Markus contends that a vast, untapped market exists in systems designers, people who think in terms of black boxes that capture all the behavioral and intrinsic information. "The engineering design kits currently under development by MCNC and its partners will provide these black boxes and the supporting design framework to the systems design community, opening the door for their participation in MEMS foundry activities. This has the potential to spark an additional level of interest and product introduction beyond the current frenzy," says Markus.
To move MEMS up the design chain, support for design IP is necessary. This is especially important for designers new to MEMS. Intellectual property provides more general-purpose ready-made pieces to help jump-start the design.
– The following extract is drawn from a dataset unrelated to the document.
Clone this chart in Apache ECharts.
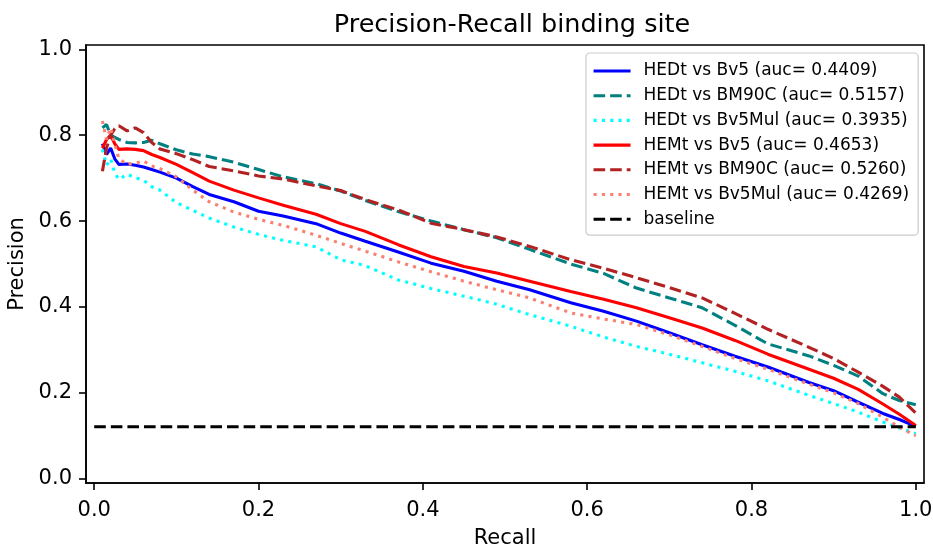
<!DOCTYPE html>
<html>
<head>
<meta charset="utf-8">
<script src="https://cdn.jsdelivr.net/npm/echarts@6.0.0/dist/echarts.min.js"></script>
<style>
  html, body { margin: 0; padding: 0; background: #fff; }
  #chart { width: 933px; height: 546px; }
</style>
</head>
<body>
<div id="chart"></div>
<script>
// recall points shared by every curve
var recall = [0.01, 0.015, 0.02, 0.025, 0.03, 0.04, 0.05, 0.06, 0.07, 0.08, 0.1, 0.12, 0.14, 0.17, 0.2, 0.23, 0.27, 0.3, 0.33, 0.37, 0.41, 0.45, 0.49, 0.53, 0.58, 0.62, 0.66, 0.7, 0.74, 0.78, 0.82, 0.87, 0.9, 0.93, 0.96, 0.98, 1.0];

var hedtBv5 = [0.78, 0.755, 0.77, 0.745, 0.732, 0.733, 0.73, 0.726, 0.72, 0.714, 0.70, 0.68, 0.662, 0.645, 0.623, 0.612, 0.594, 0.572, 0.553, 0.528, 0.502, 0.483, 0.46, 0.44, 0.41, 0.39, 0.367, 0.34, 0.312, 0.285, 0.26, 0.224, 0.205, 0.178, 0.152, 0.138, 0.122];
var hedtBm90c = [0.817, 0.825, 0.80, 0.795, 0.79, 0.783, 0.782, 0.783, 0.788, 0.78, 0.766, 0.756, 0.75, 0.737, 0.72, 0.703, 0.687, 0.67, 0.648, 0.622, 0.60, 0.58, 0.561, 0.534, 0.50, 0.478, 0.444, 0.421, 0.398, 0.357, 0.314, 0.286, 0.264, 0.239, 0.198, 0.182, 0.172];
var hedtBv5Mul = [0.767, 0.73, 0.745, 0.712, 0.697, 0.709, 0.701, 0.695, 0.68, 0.672, 0.643, 0.625, 0.607, 0.586, 0.569, 0.555, 0.54, 0.51, 0.496, 0.463, 0.443, 0.425, 0.406, 0.382, 0.355, 0.33, 0.308, 0.29, 0.27, 0.25, 0.228, 0.194, 0.175, 0.155, 0.132, 0.118, 0.105];
var hemtBv5 = [0.77, 0.79, 0.80, 0.78, 0.767, 0.768, 0.767, 0.764, 0.755, 0.748, 0.732, 0.713, 0.693, 0.672, 0.654, 0.637, 0.616, 0.594, 0.576, 0.545, 0.517, 0.494, 0.479, 0.46, 0.436, 0.418, 0.398, 0.375, 0.351, 0.322, 0.29, 0.255, 0.234, 0.208, 0.174, 0.15, 0.124];
var hemtBm90c = [0.716, 0.77, 0.80, 0.815, 0.822, 0.81, 0.817, 0.806, 0.783, 0.768, 0.757, 0.743, 0.727, 0.717, 0.705, 0.698, 0.682, 0.671, 0.65, 0.626, 0.595, 0.58, 0.563, 0.541, 0.51, 0.49, 0.468, 0.445, 0.421, 0.385, 0.348, 0.306, 0.28, 0.248, 0.215, 0.19, 0.153];
var hemtBv5Mul = [0.833, 0.79, 0.817, 0.78, 0.745, 0.732, 0.735, 0.74, 0.728, 0.722, 0.703, 0.672, 0.645, 0.621, 0.604, 0.59, 0.567, 0.548, 0.53, 0.505, 0.482, 0.46, 0.44, 0.421, 0.386, 0.372, 0.359, 0.335, 0.308, 0.28, 0.255, 0.22, 0.2, 0.175, 0.143, 0.12, 0.10];

var baselineRecall = [0, 1];
var baselinePrecision = [0.121, 0.121];

var names = [
  'HEDt vs Bv5 (auc= 0.4409)',
  'HEDt vs BM90C (auc= 0.5157)',
  'HEDt vs Bv5Mul (auc= 0.3935)',
  'HEMt vs Bv5 (auc= 0.4653)',
  'HEMt vs BM90C (auc= 0.5260)',
  'HEMt vs Bv5Mul (auc= 0.4269)',
  'baseline'
];
var tickValues = [0, 0.2, 0.4, 0.6, 0.8, 1.0];

var DASH = [11.6, 5];
var DOT = [3.1, 5.2];
var FONT = 'DejaVu Sans';

function pairs(xs, ys) {
  return xs.map(function (x, i) { return [x, ys[i]]; });
}

function lineSeries(name, ys, xs, color, type) {
  return {
    name: name,
    type: 'line',
    data: pairs(xs, ys),
    showSymbol: false,
    symbol: 'none',
    color: color,
    lineStyle: { width: 3.1, color: color, type: type, cap: 'butt' },
    emphasis: { disabled: true }
  };
}

var series = [
  lineSeries(names[0], hedtBv5, recall, '#0000ff', 'solid'),
  lineSeries(names[1], hedtBm90c, recall, '#008080', DASH),
  lineSeries(names[2], hedtBv5Mul, recall, '#00ffff', DOT),
  lineSeries(names[3], hemtBv5, recall, '#ff0000', 'solid'),
  lineSeries(names[4], hemtBm90c, recall, '#b22222', DASH),
  lineSeries(names[5], hemtBv5Mul, recall, '#fa8072', DOT),
  lineSeries(names[6], baselinePrecision, baselineRecall, '#000000', DASH)
];

function axisCommon(margin) {
  return {
    type: 'value',
    min: -0.01,
    max: 1.01,
    nameLocation: 'middle',
    nameTextStyle: { fontFamily: FONT, fontSize: 21, color: '#000' },
    axisLine: { show: true, onZero: false, lineStyle: { color: '#000', width: 1.6 } },
    axisTick: { show: true, inside: false, length: 7, customValues: tickValues, lineStyle: { color: '#000', width: 1.6 } },
    axisLabel: {
      customValues: tickValues,
      fontFamily: FONT,
      fontSize: 21,
      color: '#000',
      margin: margin,
      formatter: function (v) { return v.toFixed(1); }
    },
    splitLine: { show: false }
  };
}

var xAxis = axisCommon(17);
xAxis.name = 'Recall';
xAxis.nameGap = 45;

var yAxis = axisCommon(14);
yAxis.name = 'Precision';
yAxis.nameGap = 58;

var chart = echarts.init(document.getElementById('chart'), null, { renderer: 'canvas' });
chart.setOption({
  animation: false,
  backgroundColor: '#fff',
  title: {
    text: 'Precision-Recall binding site',
    left: 507,
    textAlign: 'center',
    top: 7,
    textStyle: { fontFamily: FONT, fontSize: 25.5, fontWeight: 'normal', color: '#000' }
  },
  grid: {
    left: 86,
    right: 9,
    top: 45,
    bottom: 63,
    show: true,
    borderColor: '#000',
    borderWidth: 1.6,
    containLabel: false,
    outerBoundsMode: 'none'
  },
  legend: {
    data: names,
    orient: 'vertical',
    left: 586,
    top: 53,
    padding: [8, 9, 6, 6],
    itemWidth: 37,
    itemHeight: 12,
    itemGap: 4.7,
    backgroundColor: 'rgba(255,255,255,0.8)',
    borderColor: '#cccccc',
    borderWidth: 1.2,
    borderRadius: 4,
    selectedMode: false,
    itemStyle: { opacity: 0 },
    lineStyle: { width: 3.1 },
    textStyle: { fontFamily: FONT, fontSize: 17, color: '#000', lineHeight: 20, padding: [0, 0, 0, 8] }
  },
  xAxis: xAxis,
  yAxis: yAxis,
  series: series
});
</script>
</body>
</html>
As a result, instead of laboriously creating a device by pushing polygons, the designer can use MEMS IP to significantly streamline the design effort. This makes it easier for those new to this type of design to efficiently produce a viable MEMS application. The designer can still zero in on crucial areas at the device level, and work with field solvers. However, once the designer is satisfied, lower-level information can be automatically translated into an analog HDL, and integrated with other IP at the system level.
Dr. Beernaert of the European Commission emphasizes the pressing need for reusability, "Currently, every new MEMS application is a new process, a new device design that starts from scratch. This is very inefficient, very expensive, and is asking for mistakes to be made. Having interfaces in the form of IP to specific foundries, and qualified, debugged MEMS building blocks will be critical for faster development times, and for increasing the chances of immediate success."
MEMS: On The Verge
With the ability to support any combination of electrical and micromechanical devices on a single chip, MEMS opens an endless horizon of tantalizing possibilities for future designs. But to fully mine the staggering potential of MEMS tomorrow, design tools and methodologies must be devised today that support that vision. With the combined effort of DARPA and the EDA industry focusing on MEMS, significant effort has already made in that direction. Such progress ensures that the tremendous promise that MEMS holds for next-generation IC-based applications will, in fact, become a reality.